Read our writer's views on this property below
Andrew Murfett savours the sleepy vibe and seaside flavours in two coastal towns.
As anyone who has attempted to traverse the Westgate Bridge after 4pm on a Friday can attest, the city has some serious traffic congestion issues.
So we thought it prescient when planning a weekend jaunt to Point Lonsdale, about 100 kilometres to the south-west of the city, to leave close to lunchtime.
Things, however, went awry at the office - blame this newspaper - and what should have been a leisurely 90-minute drive became an almost three-hour slog.
Yet by the time we pull into the refreshingly laid-back confines of the Point Lonsdale Guest House, any stress or tension we brought with us has evaporated.
We are greeted at the small, quaint check-in office by Peter, handed our key - yes, key, not plastic card - and instructed to park our car at the rear of the property.
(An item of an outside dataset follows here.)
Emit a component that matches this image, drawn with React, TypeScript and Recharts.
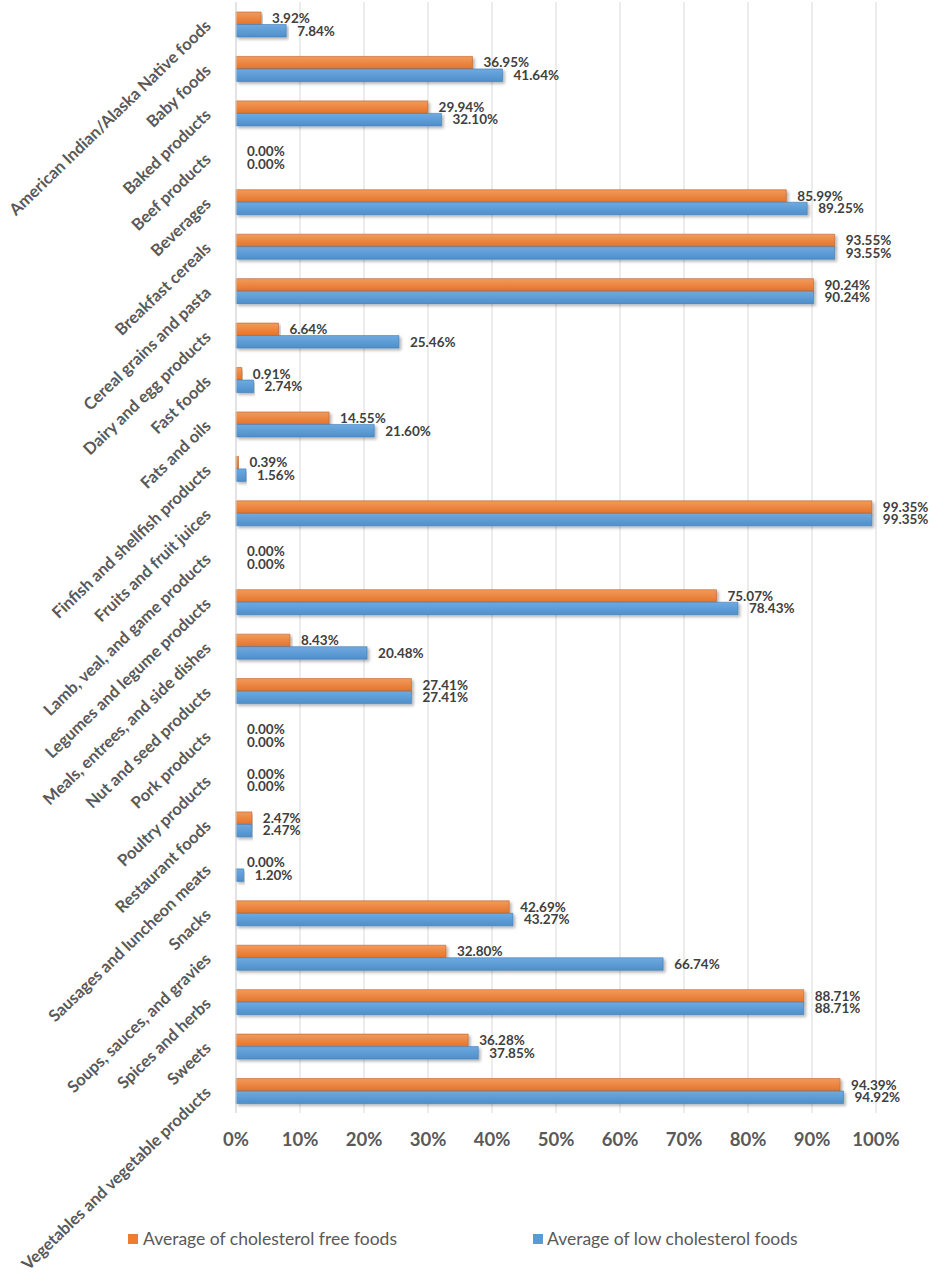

For the first time in living memory I'm not asked to provide a credit-card imprint (either when I emailed to make the booking or when I check in). It feels good to be deemed trustworthy again.
The name of the Point Lonsdale Guest House is a little misleading.
The place operates much like a hotel. While there's no room service or, say, reliable internet, there is a range of modest but comfortable guest rooms.
Ours is a family suite. It is split into two rooms, one of which has a queen bed, unassuming en suite, 34-centimetre television and a bar fridge. The adjacent room has a two-seater kitchen table and a bunk bed.
After a relaxing drink, we head to the beach, a five-minute stroll away, and order fish and chips. Although it is the summer peak, the strip, which has a supermarket and a small cluster of cafes and eateries, appears to be busy rather than hectic.
On Saturday morning, we join about 15 others, as well as guest-house operators Sue and Peter, for breakfast in the front room.
It's a hearty, albeit old-fashioned, buffet meal of scrambled eggs, spinach, baked beans and toast. Sue and Peter also serve tea and coffee.
Before too long, though, we head to the next town, Queenscliff, which, depending on the traffic, can take between five and 15 minutes to reach by car.
Queenscliff is home to an array of bookshops, pubs and restaurants. We're instantly drawn to Vue Grand (vuegrand.com.au), a glorious old hotel on Hesse Street.
The Vue has an outstanding selection of local craft beers, including the superb Southern Bay Brewing Company's Southern Ocean Ale, which is brewed a few kilometres down the road.
On Sunday, after breakfast at Point Lonsdale Guest House, we sprawl on the beach with the papers and excellent coffee from the lively cafe Grow.
Happily, the late-afternoon drive back to the city is unobstructed by traffic snarls.
The deal maker If you time your run right, Point Lonsdale is a superb weekend away from Melbourne. Accommodation and meals are reasonably priced and you have direct access to excellent beaches.
Stepping out Point Lonsdale is a quiet town, so it is easy to be seduced by the eating and drinking choices offered in Queenscliff. Our tip: do as we did, and sample the best of both towns.
The excellent selection of local craft beer at Vue Grand should be celebrated in itself.
Vue Grand also offers a serviceable dinner and snacks menu. We opted for dishes of pulled-pork sliders and delicious kipfler potato pizza to accompany our pints.
Point Lonsdale Guest House
Address 31 Point Lonsdale Road, Point Lonsdale.
Price Standard room from $220 a night.
Bookings Phone 5258 1142, see pointlonsdaleguesthouse.com.au.
The verdict Friendly operators, terrific location and fair prices help make for a relaxing break.
Ideal for Families and couples alike.
Wheelchair access Yes.
While you're there Take a walk along the Point Lonsdale beach path for some sweeping views of the ocean.